The Soft System Methodology (SSM) offers a useful framework for defining and analysing business perspectives – CATWOE (Checkland & Scholes 1990). The SSM proposes several criteria that should be specified to ensure that a given root definition is comprehensive. The CATWOE mnemonic:
Clients – Who are the beneficiaries or victims of this particular system? Who would benefit or suffer from its operations?
Actors – Who are responsible for implementing this system? Who would carry out the activities which make this system work?
Transformation – What transformation does this system bring about? What are the inputs and what transformation do they go through to become the outputs?

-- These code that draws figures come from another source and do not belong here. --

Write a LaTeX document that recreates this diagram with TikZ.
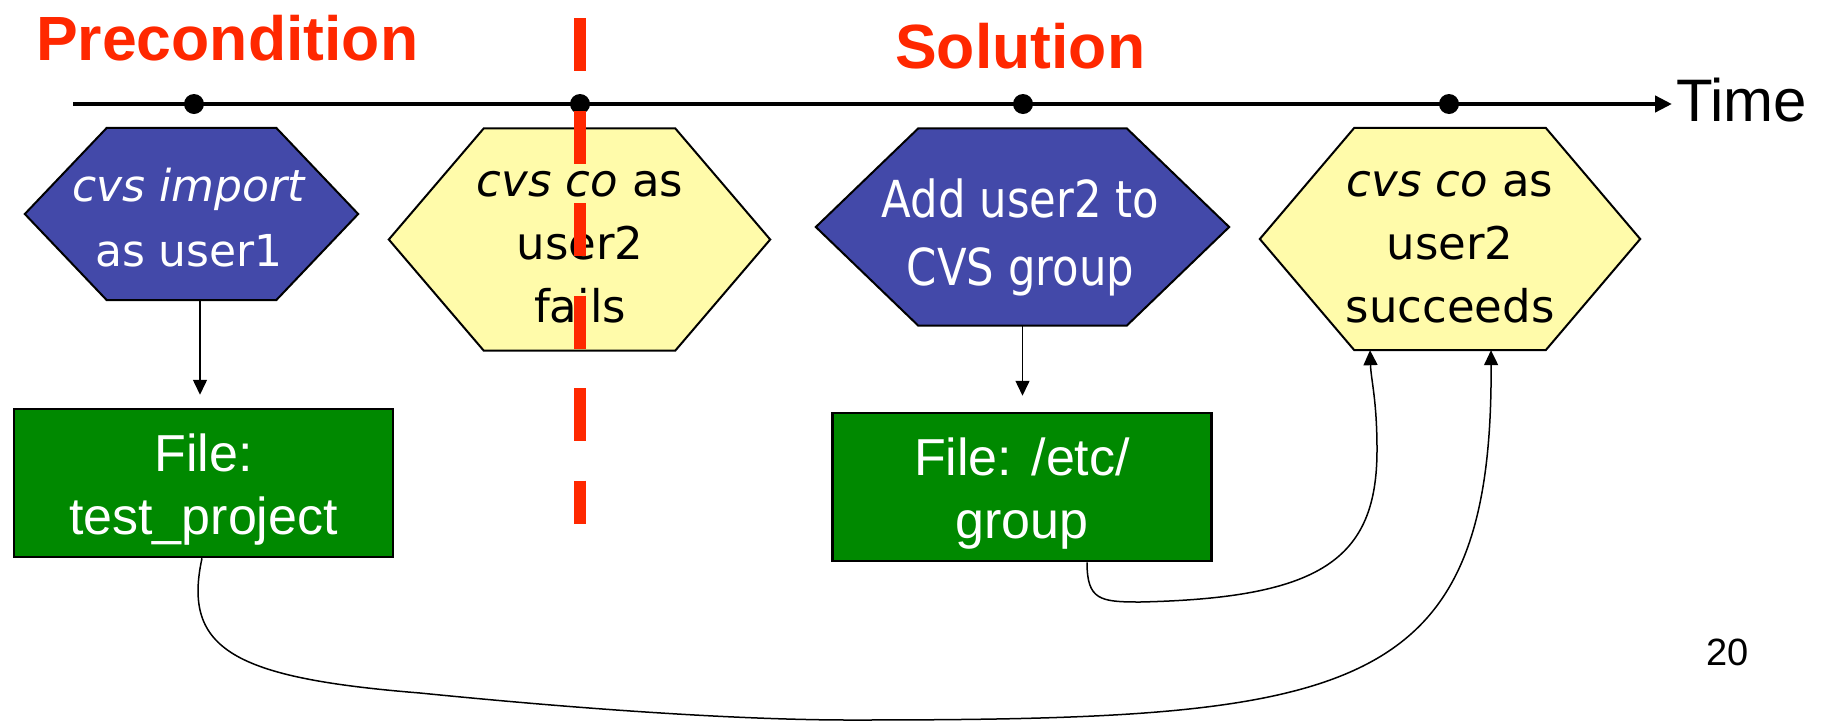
\documentclass[tikz,border=0pt]{standalone}
\usepackage{fontspec}
\setmainfont{Liberation Sans}
\newfontfamily\hexfont{DejaVu Sans}
\newfontfamily\hexnarrow[FakeStretch=0.85]{DejaVu Sans}
\usetikzlibrary{arrows.meta}

\definecolor{cvsblue}{RGB}{67,73,169}
\definecolor{cvsyellow}{RGB}{255,251,170}
\definecolor{filegreen}{RGB}{0,137,0}
\definecolor{phasered}{RGB}{255,40,0}

\tikzset{
	phase/.style={anchor=base west,inner sep=0,text=phasered,font=\bfseries\fontsize{62.5}{75}\selectfont},
	timeline/.style={line width=4.5,-{Triangle[length=17pt,width=16pt]}},
	tdot/.style={circle,fill=black,inner sep=0,minimum size=20},
	hexbox/.style={rectangle,inner sep=0},
	hexline/.style={draw=black,line width=2},
	hextext/.style={align=center,inner sep=0},
	filebox/.style={rectangle,draw=black,line width=2.5,fill=filegreen,text=white,align=center,inner sep=0,minimum width=379,minimum height=148,font=\fontsize{52}{63}\selectfont},
	conn/.style={line width=1.5,-{Triangle[length=15pt,width=14pt]}},
	divider/.style={draw=phasered,line width=11.5,dash pattern=on 53pt off 39.5pt}
}

\newcommand{\drawhex}[3]{\filldraw[hexline,fill=#3] (#1.north west) -- (#1.north east) -- ([xshift=#2]#1.east) -- (#1.south east) -- (#1.south west) -- ([xshift=-#2]#1.west) -- cycle;}
\newcommand{\topgap}{\rule{0pt}{51pt}}

\begin{document}
\begin{tikzpicture}[x=1pt,y=-1pt]
	\path[use as bounding box,fill=white] (0,0) rectangle (1833,721);
	
	\node[phase] (pre) at (36,60) {Precondition};
	\node[phase] (sol) at (895,68) {Solution};
	
	\coordinate (tstart) at (73,104);
	\coordinate (tend) at (1672,104);
	\draw[timeline] (tstart) -- (tend);
	\node[tdot] (d1) at (194,104) {};
	\node[tdot] (d2) at (580,104) {};
	\node[tdot] (d3) at (1023,104) {};
	\node[tdot] (d4) at (1449,104) {};
	\node[anchor=base west,inner sep=0,font=\fontsize{60}{72}\selectfont] (time) at (1676,121) {Time};
	
	\node[hexbox,minimum width=169,minimum height=172] (imphex) at (191.5,214) {};
	\drawhex{imphex}{82}{cvsblue}
	\node[hextext,text=white,font=\hexfont\fontsize{44}{65}\selectfont] (imptxt) at (189,217.8) {\textit{cvs import}\\as user1};
	
	\node[hexbox,minimum width=191,minimum height=222] (failhex) at (579.5,239.5) {};
	\drawhex{failhex}{95}{cvsyellow}
	\node[hextext,font=\hexfont\fontsize{45}{63}\selectfont] (failtxt) at (580,247.4) {\textit{cvs co} as\\user2\\fails};
	
	\node[hexbox,minimum width=208,minimum height=197] (addhex) at (1022.5,227) {};
	\drawhex{addhex}{102.5}{cvsblue}
	\node[hextext,text=white,font=\hexnarrow\fontsize{51}{68}\selectfont] (addtxt) at (1020.5,237.6) {Add user2 to\\CVS group};
	
	\node[hexbox,minimum width=191,minimum height=222] (succhex) at (1450,239) {};
	\drawhex{succhex}{94.5}{cvsyellow}
	\node[hextext,font=\hexfont\fontsize{45}{63}\selectfont] (succtxt) at (1450,247) {\textit{cvs co} as\\user2\\succeeds};
	
	\node[filebox] (projfile) at (203.5,483) {\topgap File:\\test\_project};
	\node[filebox] (grpfile) at (1022,487) {\topgap File: /etc/\\group};
	
	\coordinate (impout) at ([xshift=8.5]imphex.south);
	\draw[conn,shorten >=13pt] (impout) -- (impout |- projfile.north);
	\draw[conn,shorten >=16pt] (addhex.south) -- (addhex.south |- grpfile.north);
	
	\draw[conn] ([xshift=65]grpfile.south) .. controls (1087,600) and (1100,602) .. (1140,602) .. controls (1320,598) and (1377,560) .. (1377,450) .. controls (1377,400) and (1371,380) .. ([xshift=-80]succhex.south);
	\draw[conn] ([xshift=-1.5]projfile.south) .. controls (182,650) and (235,678) .. (420,693) .. controls (600,711) and (750,720) .. (850,720) .. controls (1350,720) and (1493,700) .. ([xshift=41]succhex.south);
	
	\draw[divider] (580,18) -- (580,524);
	
	\node[anchor=base west,inner sep=0,font=\fontsize{38}{40}\selectfont] (pagenum) at (1706,665) {20};
\end{tikzpicture}
\end{document}
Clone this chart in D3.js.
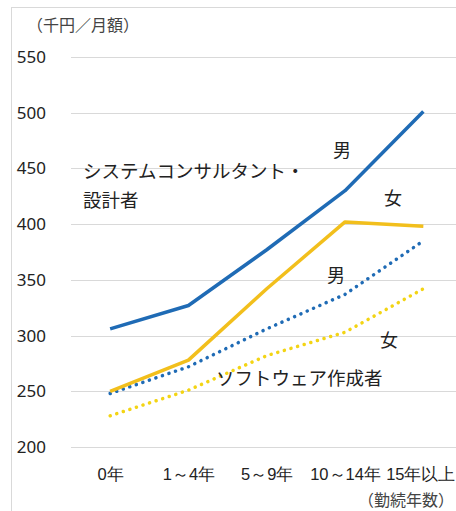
<!DOCTYPE html>
<html><head><meta charset="utf-8">
<script src="https://cdn.jsdelivr.net/npm/d3@7/dist/d3.min.js"></script>
<style>
html,body{margin:0;padding:0;background:#fff;overflow:hidden}
svg{display:block;font-family:"Noto Sans CJK JP","Noto Sans",sans-serif}
</style></head><body>
<script>
const categories = ["0年","1～4年","5～9年","10～14年","15年以上"];
const sysMale   = [306, 327, 377, 430, 501];
const sysFemale = [250, 278, 342, 402, 398];
const swMale    = [248, 272, 306, 337, 385];
const swFemale  = [228, 251, 282, 303, 342];
const yTicks = [200, 250, 300, 350, 400, 450, 500, 550];

const W = 456, H = 511;
const svg = d3.select("body").append("svg").attr("width", W).attr("height", H);

// frame
svg.append("line").attr("x1",11).attr("x2",W).attr("y1",7.5).attr("y2",7.5).attr("stroke","#d9d9d9");
svg.append("line").attr("x1",11.5).attr("x2",11.5).attr("y1",7).attr("y2",H).attr("stroke","#d9d9d9");

const x = d3.scalePoint().domain(categories).range([71, 462.5]).padding(0.5);
const y = d3.scaleLinear().domain([200, 550]).range([447, 57]);

// gridlines
svg.append("g").selectAll("line").data(yTicks).join("line")
  .attr("x1",71).attr("x2",W).attr("y1",d=>Math.round(y(d))+0.5).attr("y2",d=>Math.round(y(d))+0.5)
  .attr("stroke","#d9d9d9").attr("stroke-width",1);

// y axis labels
const yAxis = d3.axisLeft(y).tickValues(yTicks).tickSize(0).tickPadding(0);
const gy = svg.append("g").attr("transform","translate(46,0)").call(yAxis);
gy.select(".domain").remove();
gy.selectAll("text").attr("font-size",17).attr("fill","#222")
  .attr("font-family","'Noto Sans','Noto Sans CJK JP',sans-serif").attr("text-anchor","end");

// x axis labels
const xAxis = d3.axisBottom(x).tickSize(0).tickPadding(0);
const gx = svg.append("g").attr("transform","translate(0,468)").call(xAxis);
gx.select(".domain").remove();
gx.selectAll("text").attr("font-size",16.5).attr("fill","#222");
// keep the last label inside the window
gx.selectAll(".tick").filter(d=>d===categories[categories.length-1]).select("text")
  .attr("text-anchor","end").attr("x", W - 1 - x(categories[categories.length-1]));

// lines
const line = d3.line().x((d,i)=>x(categories[i])).y(d=>y(d));
const series = [
  {v: sysMale,   c:"#1f6bb5", dot:false},
  {v: sysFemale, c:"#f2bf1c", dot:false},
  {v: swMale,    c:"#1f6bb5", dot:true},
  {v: swFemale,  c:"#f3d414", dot:true}
];
series.slice().reverse().forEach(s=>{
  svg.append("path").datum(s.v).attr("d",line).attr("fill","none")
    .attr("stroke",s.c).attr("stroke-width",3.5)
    .attr("stroke-linecap", s.dot ? "round" : "butt")
    .attr("stroke-linejoin","round")
    .attr("stroke-dasharray", s.dot ? "0.1 6.8" : null);
});

// annotations
const ann = svg.append("g").attr("fill","#222");
ann.append("text").attr("x",342).attr("y",157).attr("font-size",18).attr("text-anchor","middle").text("男");
ann.append("text").attr("x",393).attr("y",205).attr("font-size",18).attr("text-anchor","middle").text("女");
ann.append("text").attr("x",336).attr("y",282).attr("font-size",18).attr("text-anchor","middle").text("男");
ann.append("text").attr("x",389).attr("y",347).attr("font-size",18).attr("text-anchor","middle").text("女");
ann.append("text").attr("x",83).attr("y",178).attr("font-size",18.5).text("システムコンサルタント・");
ann.append("text").attr("x",83).attr("y",207).attr("font-size",18.5).text("設計者");
ann.append("text").attr("x",216).attr("y",385).attr("font-size",18.5).text("ソフトウェア作成者");

// unit labels
svg.append("text").attr("x",27).attr("y",31).attr("font-size",16).attr("fill","#444").text("（千円／月額）");
svg.append("text").attr("x",454).attr("y",506).attr("text-anchor","end").attr("font-size",16).attr("fill","#444").text("（勤続年数）");
</script>
</body></html>
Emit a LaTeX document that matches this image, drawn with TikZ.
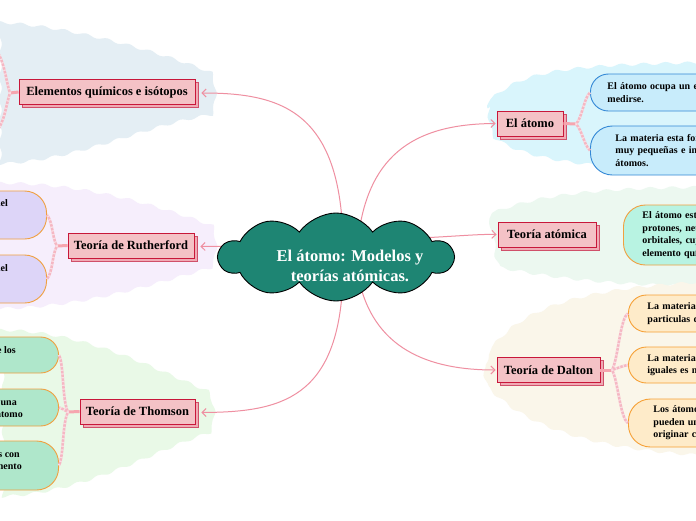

Worldview – What particular worldview justifies the existence of this system? What point of view makes this system meaningful?
Owner – Who has the authority to abolish this system or change its measures of performance?
Environmental constraints – Which external constraints does this system take as a given?
This form of analysis clarifies what the user of the methodology is trying to achieve. By explicitly acknowledging these perspectives, the user of the methodology is forced to consider the impact of any proposed changes on the people involved.
SSM is thought in the BCS Business Analysis Practice Core Module.